Julie Brewington filed for County Council because she felt a calling.

“I want to do the right thing for our county, as opposed to something that raises everybody’s taxes. I love our community,” she said.

Julie Brewington.

Her hope is to bring opportunity for professional development she doesn’t believe exists.

“The opportunity for growth and the ability to excel are extremely limited. We’ve lost a lot of business here — Campbell Soup, Dresser Wayne, big shirt factories — a number of them have never even been replaced. We need to work harder to bring businesses here,” she said.

While complimenting the Wicomico County Council for its many successes, she said she wants to see an increased tax base developed by attracting residents and making jobs more available.

“I want to make a difference. I think we’re at a pivotal point of growth. We are going to have to decide where we want to go and I want to be part of that,” she said.
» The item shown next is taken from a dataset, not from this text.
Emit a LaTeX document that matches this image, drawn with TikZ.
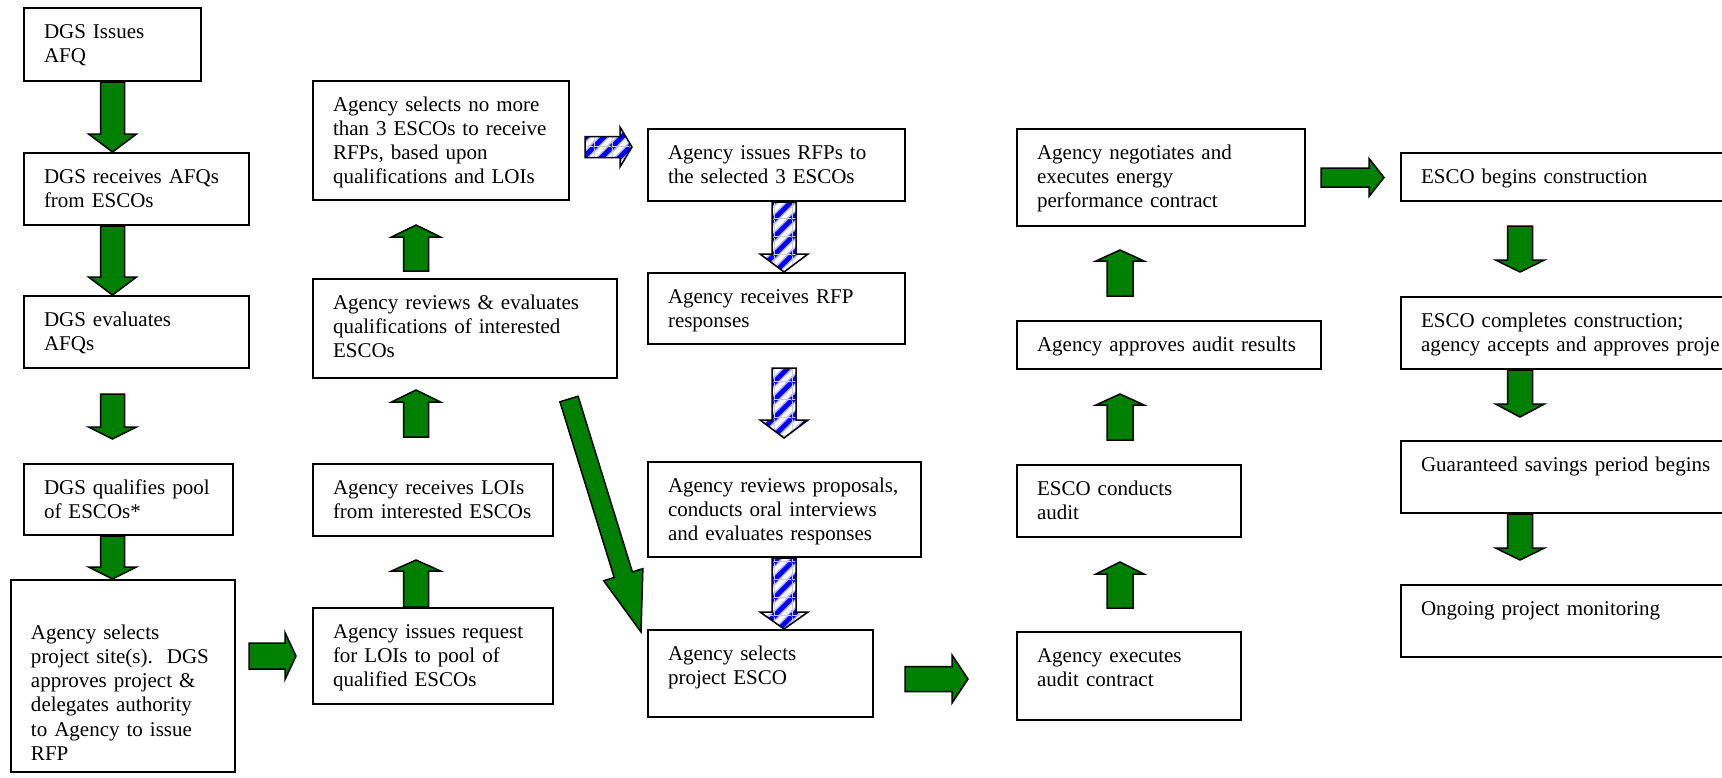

Brewington, whose children graduated from Parkside High School, said she is concerned about adequate funding for education and favors fully supporting the school board’s requests.

Jamaad Gould

• Democrat
onevoicewico@gmail.com

The youngest candidate for County Council, 27-year-old Gould is concerned County Council members aren’t as deeply in touch with the African-American community as they should be.

Jamaad Gould.

“All of them are white except Councilman Ernie Davis and all are Realtors or tied to real estate, except for Councilman Marc Kilmer,” he said.

“I come from a different environment growing up. When you’re talking about government, governing a wide array of people, you need a different perspective,” he said.
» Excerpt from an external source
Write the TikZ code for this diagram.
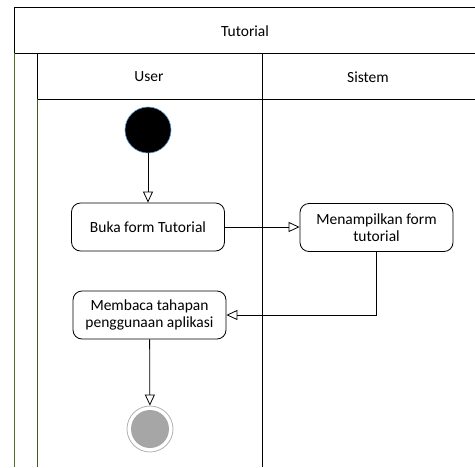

Politics, he said, “plays a huge role in millennials’ lives.”

“We will have children and those children will have to go to school. There might be family members in jail. There are so many facets of our lives … everything is connected with politics. If we are going to take over as the next generation of leaders, we have to get involved,” he said.

Concerning school board funding, Gould said it’s important to cultivate a better educated population in the county, so he supports universal pre-K and more after-school activities.

If elected, he plans for work for a more transparent government that communicates better with constituents.

William R. McCain

• Democrat
• 
bill@wrmccain.com

When he was elected to the County Council and served on the first board organized under the County Executive form of government, Bill McCain set for himself a single-term limit.

Bill McCain.

Since then, though, his children grew up and he was urged to seek office again.

Thinking about the Rotarian motto he respects, Service Above Self, and knowing he never lost interest in the council, he filed for election.

“I took a step back and gave it some deep thought and made that decision. I’m not one to sit on the sidelines,” he said.

A Democrat, he isn’t concerned about serving on a predominately Republican council because as he has observed, decisions are not based on partisanship but on the well-being of residents.

An advocate for fully funding the Board of Education, he said education is “the No. 1 economic driver” in a strong community.

During his term in office, fellow council members were not as committed to funding education as he was, McCain said, but it’s important because valuable employees will be attracted to a community known for a strong school system.

His mission is to “provide a vision to make Wicomico County a better place to live, work, and play.”

They include: Providing full support for accomplishing the priorities of the superintendent’s Achieve! 2.0 plan, as well as Imagine 2022 for schools; beginning to examine public sewer availability to most of the county’s metro core area; and ensuring long-term support for Wor-Wic Scholarship Fund.